Below, find each line holding "would" and state how many there are, using the number alone.

-- START Data records --

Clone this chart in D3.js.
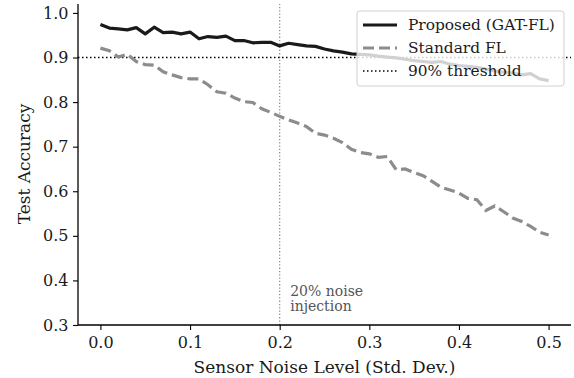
<!DOCTYPE html>
<html>
<head>
<meta charset="utf-8">
<script src="https://cdn.jsdelivr.net/npm/d3@7"></script>
<style>
  body { margin: 0; background: #fff; }
  svg { display: block; font-family: "DejaVu Serif", serif; }
</style>
</head>
<body>
<div id="chart"></div>
<script>
// noise levels 0.00 .. 0.50
const noiseLevels = d3.range(51).map(i => i / 100);

const proposed = [
  0.974, 0.966, 0.964, 0.962, 0.967, 0.953, 0.968, 0.956, 0.957, 0.953,
  0.957, 0.942, 0.947, 0.945, 0.948, 0.938, 0.938, 0.933, 0.934, 0.934,
  0.926, 0.932, 0.929, 0.926, 0.925, 0.919, 0.915, 0.912, 0.908, 0.907,
  0.906, 0.903, 0.901, 0.899, 0.896, 0.893, 0.891, 0.889, 0.891, 0.885,
  0.882, 0.880, 0.878, 0.874, 0.870, 0.867, 0.865, 0.861, 0.864, 0.852,
  0.848
];

const standardFL = [
  0.921, 0.915, 0.901, 0.907, 0.891, 0.884, 0.883, 0.868, 0.861, 0.855,
  0.852, 0.852, 0.839, 0.823, 0.820, 0.809, 0.801, 0.799, 0.785, 0.777,
  0.768, 0.760, 0.753, 0.745, 0.730, 0.726, 0.719, 0.709, 0.694, 0.687,
  0.684, 0.676, 0.678, 0.648, 0.650, 0.642, 0.635, 0.622, 0.609, 0.603,
  0.596, 0.584, 0.581, 0.557, 0.567, 0.554, 0.540, 0.532, 0.521, 0.508,
  0.502
];

const xTicks = [0.0, 0.1, 0.2, 0.3, 0.4, 0.5];
const yTicks = [0.3, 0.4, 0.5, 0.6, 0.7, 0.8, 0.9, 1.0];
const threshold = 0.9;
const noiseMark = 0.2;

const width = 574, height = 378;
const margin = { top: 4, right: 3, bottom: 53, left: 78 };

const svg = d3.select('#chart')
  .append('svg')
  .attr('width', width)
  .attr('height', height);

const xScale = d3.scaleLinear()
  .domain([-0.025, 0.525])
  .range([margin.left, width - margin.right]);

const yScale = d3.scaleLinear()
  .domain([0.3, 1.02])
  .range([height - margin.bottom, margin.top]);

// reference lines
svg.append('line')
  .attr('x1', xScale(noiseMark)).attr('x2', xScale(noiseMark))
  .attr('y1', yScale(0.3)).attr('y2', yScale(1.02))
  .attr('stroke', '#888')
  .attr('stroke-width', 1.2)
  .attr('stroke-dasharray', '1.3,2');

svg.append('line')
  .attr('x1', margin.left).attr('x2', width - margin.right)
  .attr('y1', yScale(threshold)).attr('y2', yScale(threshold))
  .attr('stroke', '#000')
  .attr('stroke-width', 1.5)
  .attr('stroke-dasharray', '1.5,2.5');

const line = d3.line()
  .x((d, i) => xScale(noiseLevels[i]))
  .y(d => yScale(d));

svg.append('path')
  .datum(standardFL)
  .attr('fill', 'none')
  .attr('stroke', '#8c8c8c')
  .attr('stroke-width', 3.2)
  .attr('stroke-dasharray', '11,5')
  .attr('d', line);

svg.append('path')
  .datum(proposed)
  .attr('fill', 'none')
  .attr('stroke', '#1a1a1a')
  .attr('stroke-width', 3.2)
  .attr('stroke-linejoin', 'round')
  .attr('d', line);

// annotation
svg.append('text')
  .attr('y', 296)
  .attr('fill', '#555')
  .style('font-size', '14px')
  .selectAll('tspan')
  .data(['20% noise', 'injection'])
  .join('tspan')
  .attr('x', xScale(0.205) + 6)
  .attr('dy', (d, i) => i === 0 ? 0 : 15)
  .text(d => d);

// axes
const xAxis = d3.axisBottom(xScale)
  .tickValues(xTicks)
  .tickSize(5)
  .tickFormat(d3.format('.1f'));

const yAxis = d3.axisLeft(yScale)
  .tickValues(yTicks)
  .tickSize(5)
  .tickFormat(d3.format('.1f'));

const gx = svg.append('g')
  .attr('transform', `translate(0,${height - margin.bottom})`)
  .call(xAxis);
gx.select('.domain').attr('d', `M${margin.left},0H${width - margin.right}`).attr('stroke-width', 1.3);

const gy = svg.append('g')
  .attr('transform', `translate(${margin.left},0)`)
  .call(yAxis);
gy.select('.domain').attr('d', `M0,${yScale(1.02)}V${yScale(0.3)}`).attr('stroke-width', 1.3);

svg.selectAll('.tick line').attr('stroke', '#000').attr('stroke-width', 1.1);
svg.selectAll('.tick text')
  .attr('fill', '#1a1a1a')
  .style('font-family', '"DejaVu Serif", serif')
  .style('font-size', '16px');
gx.selectAll('.tick text').attr('dy', '0.95em');
gy.selectAll('.tick text').attr('dx', '-0.1em');

svg.append('text')
  .attr('x', xScale(0.25))
  .attr('y', 373)
  .attr('text-anchor', 'middle')
  .attr('fill', '#1a1a1a')
  .style('font-size', '17px')
  .text('Sensor Noise Level (Std. Dev.)');

svg.append('text')
  .attr('transform', 'translate(30,164) rotate(-90)')
  .attr('text-anchor', 'middle')
  .attr('fill', '#1a1a1a')
  .style('font-size', '17px')
  .text('Test Accuracy');

// legend
const legendItems = [
  { label: 'Proposed (GAT-FL)', stroke: '#1a1a1a', dash: null, w: 3.2 },
  { label: 'Standard FL', stroke: '#8c8c8c', dash: '11,5', w: 3.2 },
  { label: '90% threshold', stroke: '#000', dash: '1.5,2.5', w: 1.5 }
];

const legend = svg.append('g').attr('transform', 'translate(357,11)');
legend.append('rect')
  .attr('width', 207).attr('height', 75)
  .attr('rx', 3)
  .attr('fill', 'rgba(255,255,255,0.8)')
  .attr('stroke', '#d0d0d0');

const rows = legend.selectAll('g.row')
  .data(legendItems)
  .join('g')
  .attr('class', 'row')
  .attr('transform', (d, i) => `translate(0,${14 + i * 23})`);

rows.append('line')
  .attr('x1', 6).attr('x2', 40)
  .attr('stroke', d => d.stroke)
  .attr('stroke-width', d => d.w)
  .attr('stroke-dasharray', d => d.dash);

rows.append('text')
  .attr('x', 51)
  .attr('dy', '0.35em')
  .attr('fill', '#1a1a1a')
  .style('font-size', '15.4px')
  .text(d => d.label);
</script>
</body>
</html>
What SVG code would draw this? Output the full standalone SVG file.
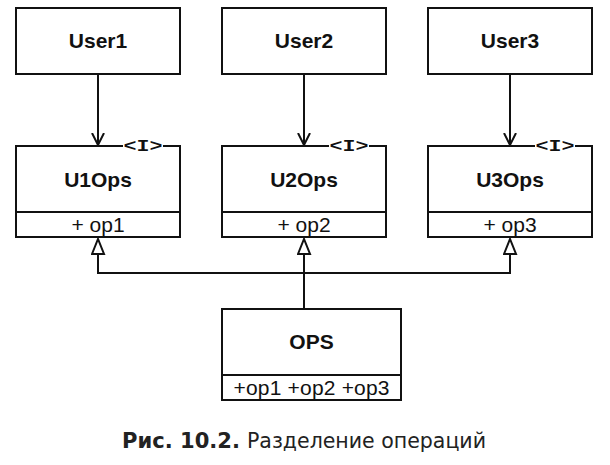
<svg xmlns="http://www.w3.org/2000/svg" width="610" height="465" viewBox="0 0 610 465">
<style>
.box{fill:#fff;stroke:#111;stroke-width:2}
.ln{fill:none;stroke:#111;stroke-width:2}
.name{font-family:"Liberation Sans",Arial,sans-serif;font-weight:bold;font-size:21px;fill:#111;text-anchor:middle}
.op{font-family:"Liberation Sans",Arial,sans-serif;font-size:21px;fill:#111;text-anchor:middle}
.st{font-family:"Liberation Mono","Courier New",monospace;font-weight:bold;font-size:16px;fill:#111;text-anchor:middle}
.cap{font-family:"DejaVu Sans",Tahoma,sans-serif;font-size:21.5px;fill:#222}
</style>
<defs>
<marker id="open" markerWidth="14" markerHeight="14" refX="12" refY="7" orient="auto" markerUnits="userSpaceOnUse">
<path d="M0,1 L12,7 L0,13" fill="none" stroke="#111" stroke-width="2"/>
</marker>
<marker id="tri" markerWidth="18" markerHeight="16" refX="16" refY="7" orient="auto" markerUnits="userSpaceOnUse">
<path d="M1,1 L16,7 L1,13 Z" fill="#fff" stroke="#111" stroke-width="2"/>
</marker>
</defs>

<g id="connectors">
<line class="ln" x1="98" y1="74" x2="98" y2="145" marker-end="url(#open)"/>
<line class="ln" x1="304" y1="74" x2="304" y2="145" marker-end="url(#open)"/>
<line class="ln" x1="510" y1="74" x2="510" y2="145" marker-end="url(#open)"/>
<path class="ln" d="M304,309 L304,273"/>
<path class="ln" d="M98,273 L510,273"/>
<line class="ln" x1="98" y1="274" x2="98" y2="239" marker-end="url(#tri)"/>
<line class="ln" x1="304" y1="274" x2="304" y2="239" marker-end="url(#tri)"/>
<line class="ln" x1="510" y1="274" x2="510" y2="239" marker-end="url(#tri)"/>
</g>

<g id="User1">
<rect class="box" x="16" y="8" width="164" height="66"/>
<text class="name" x="98" y="48">User1</text>
</g>
<g id="User2">
<rect class="box" x="222" y="8" width="164" height="66"/>
<text class="name" x="304" y="48">User2</text>
</g>
<g id="User3">
<rect class="box" x="428" y="8" width="164" height="66"/>
<text class="name" x="510" y="48">User3</text>
</g>

<g id="U1Ops">
<rect x="16" y="146" width="164" height="91" fill="#fff"/>
<path class="ln" d="M123,146 L16,146 L16,237 L180,237 L180,146 L163,146 M16,212 L180,212"/>
<text class="st" x="143" y="151" textLength="39" lengthAdjust="spacingAndGlyphs">&lt;I&gt;</text>
<text class="name" x="98" y="187">U1Ops</text>
<text class="op" x="98" y="232">+ op1</text>
</g>
<g id="U2Ops">
<rect x="222" y="146" width="164" height="91" fill="#fff"/>
<path class="ln" d="M329,146 L222,146 L222,237 L386,237 L386,146 L369,146 M222,212 L386,212"/>
<text class="st" x="349" y="151" textLength="39" lengthAdjust="spacingAndGlyphs">&lt;I&gt;</text>
<text class="name" x="304" y="187">U2Ops</text>
<text class="op" x="304" y="232">+ op2</text>
</g>
<g id="U3Ops">
<rect x="428" y="146" width="164" height="91" fill="#fff"/>
<path class="ln" d="M535,146 L428,146 L428,237 L592,237 L592,146 L575,146 M428,212 L592,212"/>
<text class="st" x="555" y="151" textLength="39" lengthAdjust="spacingAndGlyphs">&lt;I&gt;</text>
<text class="name" x="510" y="187">U3Ops</text>
<text class="op" x="510" y="232">+ op3</text>
</g>

<g id="OPS">
<rect class="box" x="222" y="309" width="179" height="91"/>
<line class="ln" x1="222" y1="375" x2="401" y2="375"/>
<text class="name" x="311.5" y="349">OPS</text>
<text class="op" x="311.5" y="395" textLength="156">+op1 +op2 +op3</text>
</g>

<g id="caption">
<text class="cap" x="122" y="448" font-weight="bold" textLength="118" lengthAdjust="spacingAndGlyphs">Рис. 10.2.</text>
<text class="cap" x="247" y="448" textLength="239" lengthAdjust="spacingAndGlyphs">Разделение операций</text>
</g>
</svg>
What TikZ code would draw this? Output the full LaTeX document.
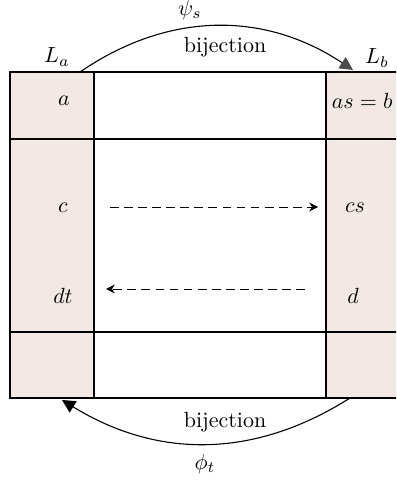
\documentclass[tikz,border=0pt]{standalone}
\usetikzlibrary{arrows.meta, positioning}
\definecolor{cellfill}{RGB}{242,233,228}

\begin{document}
\begin{tikzpicture}[
  x=0.455pt, y=-0.455pt,
  side/.style={draw, line width=0.5pt, fill=cellfill},
  mid/.style={draw, line width=0.5pt},
  bij/.style={-{Triangle[length=6pt, width=6pt]}, line width=0.5pt},
  dasharrow/.style={dash pattern=on 4pt off 2.4pt, -{Stealth[length=4pt, width=4pt]}}
]
  \clip (0,0) rectangle (396,483);

  % the three columns and the row rules
  \draw[side] (10,72) rectangle (94,398);
  \draw[side] (326,72) rectangle (416,398);
  \draw[mid] (94,72) rectangle (326,398);
  \draw[line width=0.5pt] (10,139) -- (416,139);
  \draw[line width=0.5pt] (10,332) -- (416,332);

  % labels
  \node (La) at (57,57) {$L_a$};
  \node (Lb) at (377,58) {$L_b$};
  \node (a) at (64,101) {$a$};
  \node[anchor=west] (b) at (324,101) {$as=b$};
  \node (c) at (63,208) {$c$};
  \node (cs) at (355,208) {$cs$};
  \node (dt) at (63,296) {$dt$};
  \node (d) at (353,296) {$d$};
  \node (psi) at (190,10) {$\psi_s$};
  \node (bijtop) at (225,47) {bijection};
  \node (bijbot) at (225,422) {bijection};
  \node (phi) at (205,464) {$\phi_t$};

  % connector ends
  \coordinate (topA) at (80,72);
  \coordinate (topB) at (353,70);
  \coordinate (botB) at (350,398);
  \coordinate (botA) at (62,400);
  \coordinate (cR) at (110,207);
  \coordinate (csL) at (318,207);
  \coordinate (dL) at (305,289);
  \coordinate (dtR) at (106,289);

  \draw[bij, -{Triangle[length=6pt, width=6pt, color=black!70]}] (topA) to[bend left=34] (topB);
  \draw[bij] (botB) to[bend left=32] (botA);
  \draw[dasharrow] (cR) -- (csL);
  \draw[dasharrow] (dL) -- (dtR);
\end{tikzpicture}
\end{document}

-- END Data records --

Complete output: 2